Directions: Pictures appear in the records below; write out everything else exactly.

:: Data for this task

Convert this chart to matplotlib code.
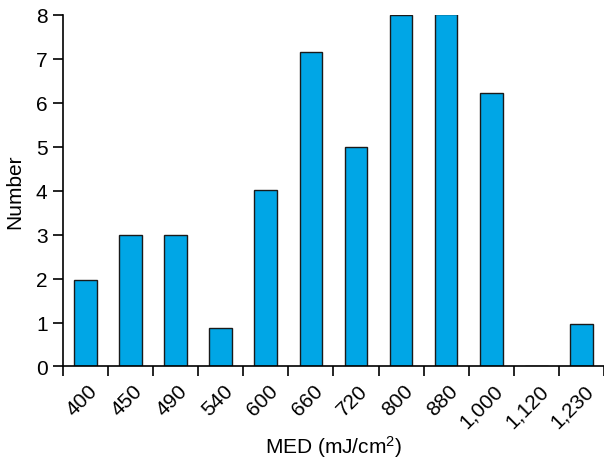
import matplotlib.pyplot as plt
import matplotlib.transforms as mtransforms
import numpy as np

plt.rcParams['font.family'] = ['Liberation Sans', 'DejaVu Sans']
plt.rcParams['mathtext.fontset'] = 'custom'
plt.rcParams['mathtext.rm'] = 'Liberation Sans'
plt.rcParams['mathtext.it'] = 'Liberation Sans:italic'

# MED dose categories (mJ/cm2) and number of subjects in each
med_labels = ["400", "450", "490", "540", "600", "660", "720", "800",
              "880", "1,000", "1,120", "1,230"]
counts = [1.96, 2.99, 2.99, 0.88, 4.02, 7.16, 5.0, 7.99, 8.01, 6.23, 0, 0.96]

fs = 15

fig = plt.figure(figsize=(6.04, 4.64), dpi=100)
ax = fig.add_axes([0.104, 0.208, 0.896, 0.758])

x = np.arange(len(med_labels))
ax.bar(x, counts, width=0.5, color='#00A6E6', edgecolor='#1a1a1a', linewidth=1.0)

ax.set_xlim(-0.5, len(med_labels) - 0.5)
ax.set_ylim(0, 8)
ax.set_yticks(range(0, 9))

# labels under the bars, tick marks between categories
ax.set_xticks(x)
ax.set_xticklabels(med_labels, rotation=45, ha='right', va='center',
                   rotation_mode='anchor')
ax.set_xticks(np.arange(-0.5, len(med_labels)), minor=True)
ax.tick_params(axis='x', which='major', length=0, pad=15, labelsize=fs)
ax.tick_params(axis='x', which='minor', length=7, width=1.2, direction='out')
ax.tick_params(axis='y', length=7, width=1.2, direction='out', labelsize=fs, pad=4)

offset = mtransforms.ScaledTranslation(9 / 100, 0, fig.dpi_scale_trans)
for lbl in ax.get_xticklabels():
    lbl.set_transform(lbl.get_transform() + offset)

for side in ['top', 'right']:
    ax.spines[side].set_visible(False)
for side in ['left', 'bottom']:
    ax.spines[side].set_linewidth(1.2)

ax.set_xlabel("MED (mJ/cm$^{2}$)", fontsize=fs, va='center')
ax.xaxis.set_label_coords(0.5, -0.225)
ax.set_ylabel("Number", fontsize=fs, labelpad=8)

fig.savefig("out.png", dpi=100)
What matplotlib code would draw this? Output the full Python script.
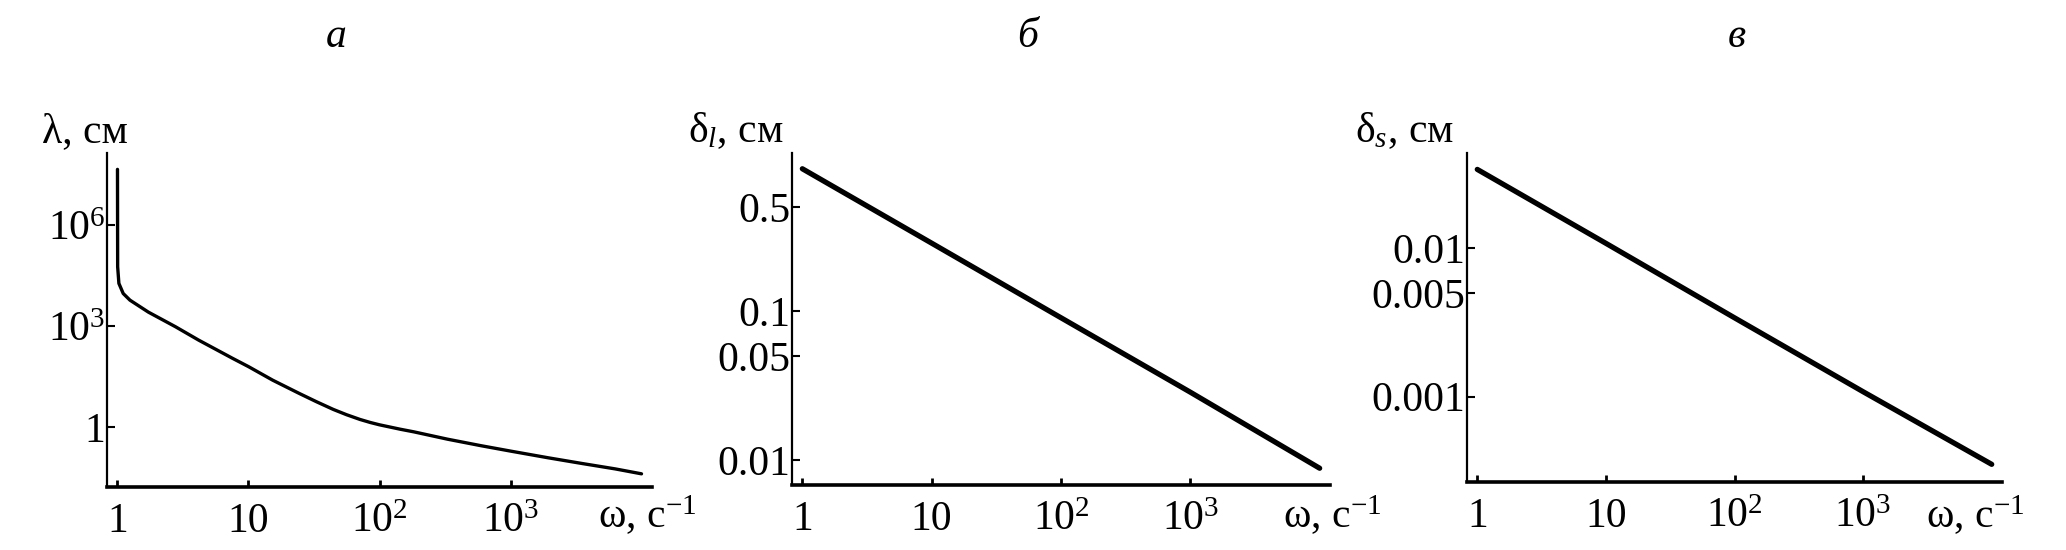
import numpy as np
import matplotlib
matplotlib.use("Agg")
import matplotlib.pyplot as plt
from matplotlib.ticker import FixedLocator, FixedFormatter, NullLocator

plt.rcParams['font.family'] = ['Liberation Serif', 'DejaVu Serif']
plt.rcParams['mathtext.fontset'] = 'custom'
plt.rcParams['mathtext.rm'] = 'Liberation Serif'
plt.rcParams['mathtext.it'] = 'Liberation Serif:italic'

# --- данные ---
omega_a = [1.0, 1.003, 1.025, 1.106, 1.245, 1.72, 2.77, 4.17, 7.54, 10, 15.3, 24.5,
           33, 44.4, 56, 71, 85, 100, 144, 183, 330, 595, 1000, 1940, 3530, 6310, 10000]
lambda_a = [4.6e7, 5.8e4, 1.86e4, 9.3e3, 5.9e3, 2.6e3, 955, 380, 110, 62, 24.5, 9.8,
            5.6, 3.3, 2.3, 1.66, 1.35, 1.15, 0.85, 0.71, 0.43, 0.275, 0.19, 0.12,
            0.081, 0.056, 0.040]

omega_b = [1, 10, 100, 1000, 10000]
delta_l = [0.9, 0.285, 0.09, 0.0285, 0.0088]

omega_c = [1, 10, 100, 1000, 10000]
delta_s = [0.034, 0.0108, 0.0034, 0.00108, 0.00035]

x_ticks = [1, 10, 100, 1000]
x_ticklabels = ['1', '10', '$10^{2}$', '$10^{3}$']
ya_ticks = [1, 1e3, 1e6]
ya_ticklabels = ['1', '$10^{3}$', '$10^{6}$']
yb_ticks = [0.01, 0.05, 0.1, 0.5]
yb_ticklabels = ['0.01', '0.05', '0.1', '0.5']
yc_ticks = [0.001, 0.005, 0.01]
yc_ticklabels = ['0.001', '0.005', '0.01']

titles = ['а', 'б', 'в']
ylabels = ['λ, см', 'δ$_{l}$, см', 'δ$_{s}$, см']
xlabel = 'ω, с$^{-1}$'

W, H = 2066, 550
fig = plt.figure(figsize=(W / 100, H / 100), dpi=100)


def box(left, right, top, bottom):
    return [left / W, 1 - bottom / H, (right - left) / W, (bottom - top) / H]


FS = 30

panels = [
    dict(rect=box(107, 652, 153, 487), x=omega_a, y=lambda_a, lw=2.4,
         ylim=(10 ** -1.79, 10 ** 8.15), yt=ya_ticks, ytl=ya_ticklabels,
         title_x=336, ylab_x=85, xlab_x=598),
    dict(rect=box(792, 1330, 153, 485), x=omega_b, y=delta_l, lw=3.8,
         ylim=(10 ** -2.168, 10 ** 0.06), yt=yb_ticks, ytl=yb_ticklabels,
         title_x=1028, ylab_x=736, xlab_x=1283),
    dict(rect=box(1467, 2002, 153, 482), x=omega_c, y=delta_s, lw=3.8,
         ylim=(10 ** -3.575, 10 ** -1.358), yt=yc_ticks, ytl=yc_ticklabels,
         title_x=1737, ylab_x=1404, xlab_x=1926),
]

for i, p in enumerate(panels):
    ax = fig.add_axes(p['rect'])
    ax.plot(p['x'], p['y'], color='black', lw=p['lw'], solid_capstyle='round',
            solid_joinstyle='round')
    ax.set_xscale('log')
    ax.set_yscale('log')
    ax.set_xlim(10 ** -0.08, 10 ** 4.08)
    ax.set_ylim(*p['ylim'])

    ax.spines['top'].set_visible(False)
    ax.spines['right'].set_visible(False)
    ax.spines['bottom'].set_linewidth(2.6)
    ax.spines['left'].set_linewidth(1.6)

    ax.xaxis.set_major_locator(FixedLocator(x_ticks))
    ax.xaxis.set_major_formatter(FixedFormatter(x_ticklabels))
    ax.xaxis.set_minor_locator(NullLocator())
    ax.yaxis.set_major_locator(FixedLocator(p['yt']))
    ax.yaxis.set_major_formatter(FixedFormatter(p['ytl']))
    ax.yaxis.set_minor_locator(NullLocator())

    ax.tick_params(axis='x', direction='in', length=5, width=2, pad=11, labelsize=FS)
    ax.tick_params(axis='y', direction='in', length=6, width=1.5, pad=1, labelsize=FS)

    fig.text(p['title_x'] / W, 1 - 37 / H, titles[i], fontsize=FS, style='italic',
             ha='center', va='center')
    fig.text(p['ylab_x'] / W, 1 - 142 / H, ylabels[i], fontsize=FS,
             ha='center', va='baseline')
    fig.text(p['xlab_x'] / W, 1 - 528 / H, xlabel, fontsize=FS,
             ha='left', va='baseline')

fig.savefig('out.png', dpi=100, facecolor='white')
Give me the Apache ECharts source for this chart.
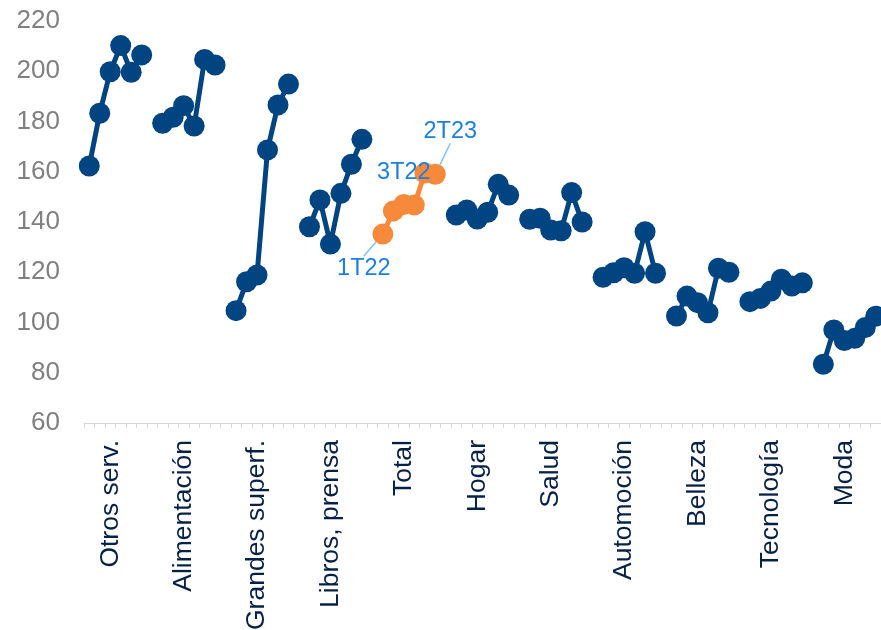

::::

Full response:
Convert this chart to matplotlib code.
import matplotlib.pyplot as plt
import matplotlib.transforms as mtransforms
import numpy as np

plt.rcParams['font.family'] = ['Liberation Sans', 'DejaVu Sans']
plt.rcParams['mathtext.fontset'] = 'custom'
plt.rcParams['mathtext.rm'] = 'Liberation Sans'
plt.rcParams['mathtext.it'] = 'Liberation Sans:italic'

# MED dose categories (mJ/cm2) and number of subjects in each
med_labels = ["400", "450", "490", "540", "600", "660", "720", "800",
              "880", "1,000", "1,120", "1,230"]
counts = [1.96, 2.99, 2.99, 0.88, 4.02, 7.16, 5.0, 7.99, 8.01, 6.23, 0, 0.96]

fs = 15

fig = plt.figure(figsize=(6.04, 4.64), dpi=100)
ax = fig.add_axes([0.104, 0.208, 0.896, 0.758])

x = np.arange(len(med_labels))
ax.bar(x, counts, width=0.5, color='#00A6E6', edgecolor='#1a1a1a', linewidth=1.0)

ax.set_xlim(-0.5, len(med_labels) - 0.5)
ax.set_ylim(0, 8)
ax.set_yticks(range(0, 9))

# labels under the bars, tick marks between categories
ax.set_xticks(x)
ax.set_xticklabels(med_labels, rotation=45, ha='right', va='center',
                   rotation_mode='anchor')
ax.set_xticks(np.arange(-0.5, len(med_labels)), minor=True)
ax.tick_params(axis='x', which='major', length=0, pad=15, labelsize=fs)
ax.tick_params(axis='x', which='minor', length=7, width=1.2, direction='out')
ax.tick_params(axis='y', length=7, width=1.2, direction='out', labelsize=fs, pad=4)

offset = mtransforms.ScaledTranslation(9 / 100, 0, fig.dpi_scale_trans)
for lbl in ax.get_xticklabels():
    lbl.set_transform(lbl.get_transform() + offset)

for side in ['top', 'right']:
    ax.spines[side].set_visible(False)
for side in ['left', 'bottom']:
    ax.spines[side].set_linewidth(1.2)

ax.set_xlabel("MED (mJ/cm$^{2}$)", fontsize=fs, va='center')
ax.xaxis.set_label_coords(0.5, -0.225)
ax.set_ylabel("Number", fontsize=fs, labelpad=8)

fig.savefig("out.png", dpi=100)
What matplotlib code would draw this? Output the full Python script.
import numpy as np
import matplotlib
matplotlib.use("Agg")
import matplotlib.pyplot as plt
from matplotlib.ticker import FixedLocator, FixedFormatter, NullLocator

plt.rcParams['font.family'] = ['Liberation Serif', 'DejaVu Serif']
plt.rcParams['mathtext.fontset'] = 'custom'
plt.rcParams['mathtext.rm'] = 'Liberation Serif'
plt.rcParams['mathtext.it'] = 'Liberation Serif:italic'

# --- данные ---
omega_a = [1.0, 1.003, 1.025, 1.106, 1.245, 1.72, 2.77, 4.17, 7.54, 10, 15.3, 24.5,
           33, 44.4, 56, 71, 85, 100, 144, 183, 330, 595, 1000, 1940, 3530, 6310, 10000]
lambda_a = [4.6e7, 5.8e4, 1.86e4, 9.3e3, 5.9e3, 2.6e3, 955, 380, 110, 62, 24.5, 9.8,
            5.6, 3.3, 2.3, 1.66, 1.35, 1.15, 0.85, 0.71, 0.43, 0.275, 0.19, 0.12,
            0.081, 0.056, 0.040]

omega_b = [1, 10, 100, 1000, 10000]
delta_l = [0.9, 0.285, 0.09, 0.0285, 0.0088]

omega_c = [1, 10, 100, 1000, 10000]
delta_s = [0.034, 0.0108, 0.0034, 0.00108, 0.00035]

x_ticks = [1, 10, 100, 1000]
x_ticklabels = ['1', '10', '$10^{2}$', '$10^{3}$']
ya_ticks = [1, 1e3, 1e6]
ya_ticklabels = ['1', '$10^{3}$', '$10^{6}$']
yb_ticks = [0.01, 0.05, 0.1, 0.5]
yb_ticklabels = ['0.01', '0.05', '0.1', '0.5']
yc_ticks = [0.001, 0.005, 0.01]
yc_ticklabels = ['0.001', '0.005', '0.01']

titles = ['а', 'б', 'в']
ylabels = ['λ, см', 'δ$_{l}$, см', 'δ$_{s}$, см']
xlabel = 'ω, с$^{-1}$'

W, H = 2066, 550
fig = plt.figure(figsize=(W / 100, H / 100), dpi=100)


def box(left, right, top, bottom):
    return [left / W, 1 - bottom / H, (right - left) / W, (bottom - top) / H]


FS = 30

panels = [
    dict(rect=box(107, 652, 153, 487), x=omega_a, y=lambda_a, lw=2.4,
         ylim=(10 ** -1.79, 10 ** 8.15), yt=ya_ticks, ytl=ya_ticklabels,
         title_x=336, ylab_x=85, xlab_x=598),
    dict(rect=box(792, 1330, 153, 485), x=omega_b, y=delta_l, lw=3.8,
         ylim=(10 ** -2.168, 10 ** 0.06), yt=yb_ticks, ytl=yb_ticklabels,
         title_x=1028, ylab_x=736, xlab_x=1283),
    dict(rect=box(1467, 2002, 153, 482), x=omega_c, y=delta_s, lw=3.8,
         ylim=(10 ** -3.575, 10 ** -1.358), yt=yc_ticks, ytl=yc_ticklabels,
         title_x=1737, ylab_x=1404, xlab_x=1926),
]

for i, p in enumerate(panels):
    ax = fig.add_axes(p['rect'])
    ax.plot(p['x'], p['y'], color='black', lw=p['lw'], solid_capstyle='round',
            solid_joinstyle='round')
    ax.set_xscale('log')
    ax.set_yscale('log')
    ax.set_xlim(10 ** -0.08, 10 ** 4.08)
    ax.set_ylim(*p['ylim'])

    ax.spines['top'].set_visible(False)
    ax.spines['right'].set_visible(False)
    ax.spines['bottom'].set_linewidth(2.6)
    ax.spines['left'].set_linewidth(1.6)

    ax.xaxis.set_major_locator(FixedLocator(x_ticks))
    ax.xaxis.set_major_formatter(FixedFormatter(x_ticklabels))
    ax.xaxis.set_minor_locator(NullLocator())
    ax.yaxis.set_major_locator(FixedLocator(p['yt']))
    ax.yaxis.set_major_formatter(FixedFormatter(p['ytl']))
    ax.yaxis.set_minor_locator(NullLocator())

    ax.tick_params(axis='x', direction='in', length=5, width=2, pad=11, labelsize=FS)
    ax.tick_params(axis='y', direction='in', length=6, width=1.5, pad=1, labelsize=FS)

    fig.text(p['title_x'] / W, 1 - 37 / H, titles[i], fontsize=FS, style='italic',
             ha='center', va='center')
    fig.text(p['ylab_x'] / W, 1 - 142 / H, ylabels[i], fontsize=FS,
             ha='center', va='baseline')
    fig.text(p['xlab_x'] / W, 1 - 528 / H, xlabel, fontsize=FS,
             ha='left', va='baseline')

fig.savefig('out.png', dpi=100, facecolor='white')
Give me the Apache ECharts source for this chart.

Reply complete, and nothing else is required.